Dividend cut would not be problem for Saga

Saga (LON: SAGA) is considering whether to reduce its dividend, but this is not necessarily a bad thing. The debt burden is significant, and this does not help the share price.

Saga talks in its recent trading statement about capital allocation. This is financial speak for considering whether to maintain the dividend.

The insurance, travel and cruising company is keen to reduce the debt on its balance sheet and cutting the dividend will certainly help. The current yield is 8.9%.


The 2018-19 dividend was 4p a share and it has been assumed that this would be maintained for 2019-20 and next year.

However, the dividend has already been cut sharply from 9p a share in 2017-18. This has made a contribution to reducing borrowings.

The expected dividend could cost around £45m, although it depends on the take up of the scrip dividend.

At the time of the interims a medium-term pay out ratio of around 50% of underlying earnings was thought to be fair. This was expected to enable a reduction in borrowings over the next few years.


Net debt was £391.3m at the end of January 2019. The purchase of the Spirit of Discovery cruise ship means that net debt was £642.9m six months later. That is around two-thirds of NAV.

The change in debt would have been small without the inclusion of that £245m ship loan with a maturity date of June 2031. There is another ship due for delivery in August.

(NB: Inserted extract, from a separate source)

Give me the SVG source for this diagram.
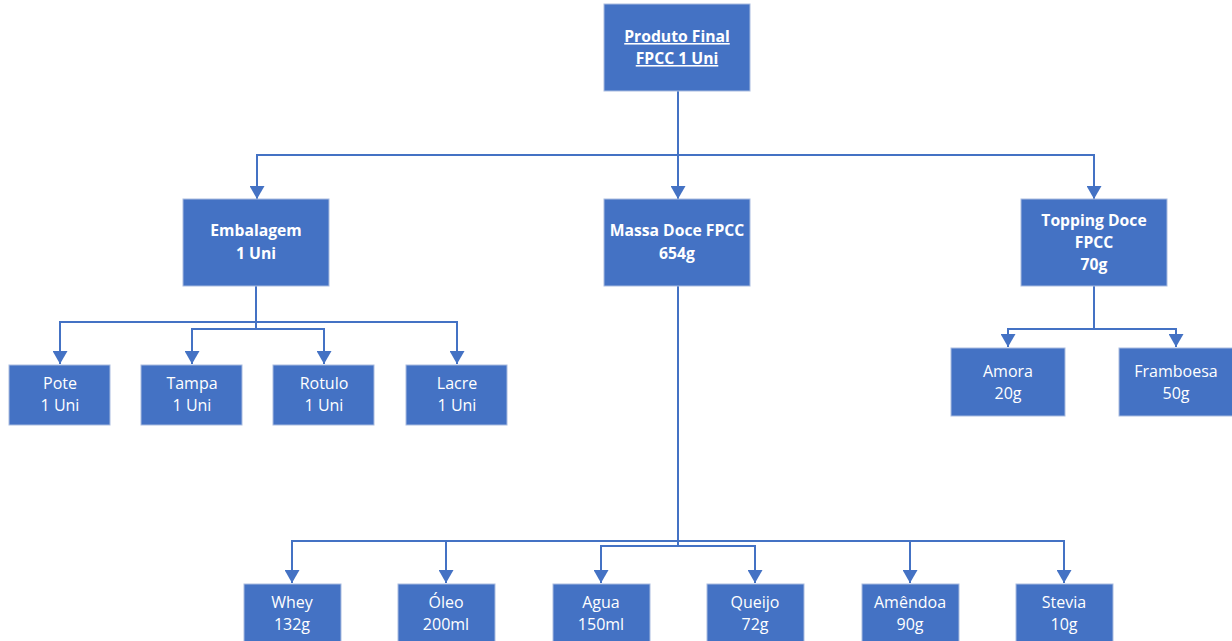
<svg xmlns="http://www.w3.org/2000/svg" width="1232" height="641" viewBox="0 0 1232 641">
<style>
.box{fill:#4472C4;stroke:#A9BCE0;stroke-width:1}
.t{font-family:"Open Sans","Noto Sans","Liberation Sans",sans-serif;font-size:16px;fill:#FFFFFF;text-anchor:middle}
.b{font-weight:bold;font-size:15.7px}
.u{text-decoration:underline}
.c{fill:none;stroke:#4472C4;stroke-width:2}
</style>
<defs>
<marker id="arr" viewBox="0 0 14 15" refX="13" refY="7.5" markerWidth="14" markerHeight="15" markerUnits="userSpaceOnUse" orient="auto">
<path d="M0,0 L13,7.5 L0,15 Z" fill="#4472C4"/>
</marker>
</defs>
<rect width="1232" height="641" fill="#FFFFFF"/>
<g id="connectors">
<path class="c" d="M678,91 V155"/>
<path class="c" d="M678,155 H257 V199" marker-end="url(#arr)"/>
<path class="c" d="M678,155 V199" marker-end="url(#arr)"/>
<path class="c" d="M678,155 H1094 V199" marker-end="url(#arr)"/>
<path class="c" d="M256,286 V329"/>
<path class="c" d="M256,322 H60 V364" marker-end="url(#arr)"/>
<path class="c" d="M256,322 H457 V364" marker-end="url(#arr)"/>
<path class="c" d="M256,329 H192 V364" marker-end="url(#arr)"/>
<path class="c" d="M256,329 H324 V364" marker-end="url(#arr)"/>
<path class="c" d="M1094,286 V329"/>
<path class="c" d="M1094,329 H1008 V347" marker-end="url(#arr)"/>
<path class="c" d="M1094,329 H1176 V347" marker-end="url(#arr)"/>
<path class="c" d="M678,286 V546"/>
<path class="c" d="M678,541 H292 V583" marker-end="url(#arr)"/>
<path class="c" d="M678,541 H446 V583" marker-end="url(#arr)"/>
<path class="c" d="M678,541 H910 V583" marker-end="url(#arr)"/>
<path class="c" d="M678,541 H1064 V583" marker-end="url(#arr)"/>
<path class="c" d="M678,546 H601 V583" marker-end="url(#arr)"/>
<path class="c" d="M678,546 H755 V583" marker-end="url(#arr)"/>
</g>
<g id="produto-final">
<rect class="box" x="604" y="4" width="146" height="87"/>
<text class="t b u" x="677" y="42">Produto Final</text>
<text class="t b u" x="677" y="64">FPCC 1 Uni</text>
</g>
<g id="embalagem">
<rect class="box" x="183" y="199" width="146" height="87"/>
<text class="t b" x="256" y="236">Embalagem</text>
<text class="t b" x="256" y="259">1 Uni</text>
</g>
<g id="massa-doce">
<rect class="box" x="604" y="199" width="146" height="87"/>
<text class="t b" x="677" y="236">Massa Doce FPCC</text>
<text class="t b" x="677" y="259">654g</text>
</g>
<g id="topping-doce">
<rect class="box" x="1021" y="199" width="146" height="87"/>
<text class="t b" x="1094" y="226">Topping Doce</text>
<text class="t b" x="1094" y="248">FPCC</text>
<text class="t b" x="1094" y="270">70g</text>
</g>
<g id="pote">
<rect class="box" x="9" y="365" width="101" height="60"/>
<text class="t" x="60" y="389">Pote</text>
<text class="t" x="60" y="411">1 Uni</text>
</g>
<g id="tampa">
<rect class="box" x="141" y="365" width="101" height="60"/>
<text class="t" x="192" y="389">Tampa</text>
<text class="t" x="192" y="411">1 Uni</text>
</g>
<g id="rotulo">
<rect class="box" x="273" y="365" width="101" height="60"/>
<text class="t" x="324" y="389">Rotulo</text>
<text class="t" x="324" y="411">1 Uni</text>
</g>
<g id="lacre">
<rect class="box" x="406" y="365" width="101" height="60"/>
<text class="t" x="457" y="389">Lacre</text>
<text class="t" x="457" y="411">1 Uni</text>
</g>
<g id="amora">
<rect class="box" x="951" y="348" width="114" height="68"/>
<text class="t" x="1008" y="377">Amora</text>
<text class="t" x="1008" y="399">20g</text>
</g>
<g id="framboesa">
<rect class="box" x="1119" y="348" width="114" height="68"/>
<text class="t" x="1176" y="377">Framboesa</text>
<text class="t" x="1176" y="399">50g</text>
</g>
<g id="whey">
<rect class="box" x="244" y="584" width="97" height="62"/>
<text class="t" x="292" y="608">Whey</text>
<text class="t" x="292" y="630">132g</text>
</g>
<g id="oleo">
<rect class="box" x="398" y="584" width="97" height="62"/>
<text class="t" x="446" y="608">Óleo</text>
<text class="t" x="446" y="630">200ml</text>
</g>
<g id="agua">
<rect class="box" x="553" y="584" width="97" height="62"/>
<text class="t" x="601" y="608">Agua</text>
<text class="t" x="601" y="630">150ml</text>
</g>
<g id="queijo">
<rect class="box" x="707" y="584" width="97" height="62"/>
<text class="t" x="755" y="608">Queijo</text>
<text class="t" x="755" y="630">72g</text>
</g>
<g id="amendoa">
<rect class="box" x="862" y="584" width="97" height="62"/>
<text class="t" x="910" y="608">Amêndoa</text>
<text class="t" x="910" y="630">90g</text>
</g>
<g id="stevia">
<rect class="box" x="1016" y="584" width="97" height="62"/>
<text class="t" x="1064" y="608">Stevia</text>
<text class="t" x="1064" y="630">10g</text>
</g>
</svg>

The nearest debt to maturity is a £160m term loan due for repayment in May 2022, while there is a £250m corporate bond payable in May 2024.

Despite declining profit there was still £24.9m of available operating cash flow after capital investment, excluding the ship purchase. This shows the cash generative nature of the business.


The insurance business is stabilising with new fixed price products offsetting declines in motor insurance. There is an increase in claims, though.

The cruise bookings are higher than expected, although package tours is a tough market. The Spirit of Discovery could make annualised EBITDA of £40m, which would help to reduce debt.

Underlying pre-tax profit is expected to be in the range of £105m-£120m. That excludes a £4m charge relating to Thomas Cook.

Decision time

Saga will provide more news about the dividend and reducing the debt with its preliminary figures.

There is an argument that a high yield can help to hold up a share price, but there comes a time when the yield is so high that investors are not confident the dividend will be maintained or it does not matter to them anymore.

The share price has stabilised at around 40p-50p (currently 44.94p) in the past six months with a couple of attempts to move towards 60p. The shares are trading on six times prospective earnings.

More importantly, net assets are double the share price at 90p a share. Two years ago, the share price was around 200p.

There is value here, but a share price bounce depends on investor belief that the bottom has been reached and there will be improvement.

A flat profit is expected for 2020-21, rising to £128m in 202122. That would cut the multiple to five.

The shares appear to have reached the bottom, but it may be a while before the share price bounces back.